>> Start Given material

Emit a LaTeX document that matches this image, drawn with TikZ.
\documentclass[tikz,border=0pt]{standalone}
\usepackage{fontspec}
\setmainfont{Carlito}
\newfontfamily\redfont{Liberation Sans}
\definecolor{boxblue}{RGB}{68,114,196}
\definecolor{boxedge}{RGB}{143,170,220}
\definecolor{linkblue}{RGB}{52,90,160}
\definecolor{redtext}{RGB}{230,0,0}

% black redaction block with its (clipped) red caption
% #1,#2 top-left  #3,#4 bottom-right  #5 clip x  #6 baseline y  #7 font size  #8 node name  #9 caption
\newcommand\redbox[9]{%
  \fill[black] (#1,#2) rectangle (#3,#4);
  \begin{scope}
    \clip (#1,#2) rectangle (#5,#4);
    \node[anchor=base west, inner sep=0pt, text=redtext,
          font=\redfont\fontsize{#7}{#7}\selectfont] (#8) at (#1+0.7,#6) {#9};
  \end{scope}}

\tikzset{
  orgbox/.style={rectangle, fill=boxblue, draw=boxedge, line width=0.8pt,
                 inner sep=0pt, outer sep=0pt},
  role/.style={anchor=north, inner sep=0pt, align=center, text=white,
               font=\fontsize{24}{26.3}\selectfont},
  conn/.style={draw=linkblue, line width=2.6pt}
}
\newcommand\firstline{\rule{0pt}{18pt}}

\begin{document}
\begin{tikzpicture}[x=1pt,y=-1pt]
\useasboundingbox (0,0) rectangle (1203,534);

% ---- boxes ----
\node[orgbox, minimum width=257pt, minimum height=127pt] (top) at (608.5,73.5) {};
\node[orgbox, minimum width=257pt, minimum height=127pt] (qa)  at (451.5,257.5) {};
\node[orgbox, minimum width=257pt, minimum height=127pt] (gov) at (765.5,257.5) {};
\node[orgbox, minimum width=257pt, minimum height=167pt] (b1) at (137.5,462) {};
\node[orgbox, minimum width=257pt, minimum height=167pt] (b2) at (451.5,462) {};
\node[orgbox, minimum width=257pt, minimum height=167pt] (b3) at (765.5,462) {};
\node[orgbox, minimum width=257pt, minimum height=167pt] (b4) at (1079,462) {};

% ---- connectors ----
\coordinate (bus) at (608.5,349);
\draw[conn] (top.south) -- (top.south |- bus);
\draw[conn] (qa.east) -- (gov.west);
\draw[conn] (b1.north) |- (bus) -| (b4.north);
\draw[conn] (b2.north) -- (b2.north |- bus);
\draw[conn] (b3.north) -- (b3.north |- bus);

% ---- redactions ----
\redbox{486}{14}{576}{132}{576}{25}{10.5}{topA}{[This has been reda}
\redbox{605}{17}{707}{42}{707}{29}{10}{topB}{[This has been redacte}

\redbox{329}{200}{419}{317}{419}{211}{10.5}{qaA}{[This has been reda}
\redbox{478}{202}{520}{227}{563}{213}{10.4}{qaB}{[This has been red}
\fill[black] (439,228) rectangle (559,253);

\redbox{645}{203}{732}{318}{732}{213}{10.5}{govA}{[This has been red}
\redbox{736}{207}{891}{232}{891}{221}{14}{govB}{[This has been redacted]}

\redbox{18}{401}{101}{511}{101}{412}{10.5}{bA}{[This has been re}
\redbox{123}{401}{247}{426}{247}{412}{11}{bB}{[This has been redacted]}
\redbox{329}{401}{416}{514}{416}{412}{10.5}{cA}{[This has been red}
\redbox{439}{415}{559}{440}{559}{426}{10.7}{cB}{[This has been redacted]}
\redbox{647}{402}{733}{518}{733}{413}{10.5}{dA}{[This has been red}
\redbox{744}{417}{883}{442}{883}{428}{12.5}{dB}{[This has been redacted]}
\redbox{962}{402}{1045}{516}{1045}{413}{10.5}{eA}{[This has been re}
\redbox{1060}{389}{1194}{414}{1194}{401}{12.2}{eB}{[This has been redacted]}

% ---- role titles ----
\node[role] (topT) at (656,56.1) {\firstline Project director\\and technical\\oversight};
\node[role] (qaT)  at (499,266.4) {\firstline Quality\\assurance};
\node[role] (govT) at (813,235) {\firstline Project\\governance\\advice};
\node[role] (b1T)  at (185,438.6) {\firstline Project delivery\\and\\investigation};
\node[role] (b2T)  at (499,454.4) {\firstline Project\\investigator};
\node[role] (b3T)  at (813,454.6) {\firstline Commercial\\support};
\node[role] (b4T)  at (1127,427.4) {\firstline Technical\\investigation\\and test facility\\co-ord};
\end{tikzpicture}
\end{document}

>> End Given material

— Problem statement —
What you return should be the lines from the start of the data through the line with "(0,0) rectangle (1203,534);", quoted exactly and nothing more.

— Answer to the problem —
Emit a LaTeX document that matches this image, drawn with TikZ.
\documentclass[tikz,border=0pt]{standalone}
\usepackage{fontspec}
\setmainfont{Carlito}
\newfontfamily\redfont{Liberation Sans}
\definecolor{boxblue}{RGB}{68,114,196}
\definecolor{boxedge}{RGB}{143,170,220}
\definecolor{linkblue}{RGB}{52,90,160}
\definecolor{redtext}{RGB}{230,0,0}

% black redaction block with its (clipped) red caption
% #1,#2 top-left  #3,#4 bottom-right  #5 clip x  #6 baseline y  #7 font size  #8 node name  #9 caption
\newcommand\redbox[9]{%
  \fill[black] (#1,#2) rectangle (#3,#4);
  \begin{scope}
    \clip (#1,#2) rectangle (#5,#4);
    \node[anchor=base west, inner sep=0pt, text=redtext,
          font=\redfont\fontsize{#7}{#7}\selectfont] (#8) at (#1+0.7,#6) {#9};
  \end{scope}}

\tikzset{
  orgbox/.style={rectangle, fill=boxblue, draw=boxedge, line width=0.8pt,
                 inner sep=0pt, outer sep=0pt},
  role/.style={anchor=north, inner sep=0pt, align=center, text=white,
               font=\fontsize{24}{26.3}\selectfont},
  conn/.style={draw=linkblue, line width=2.6pt}
}
\newcommand\firstline{\rule{0pt}{18pt}}

\begin{document}
\begin{tikzpicture}[x=1pt,y=-1pt]
\useasboundingbox (0,0) rectangle (1203,534);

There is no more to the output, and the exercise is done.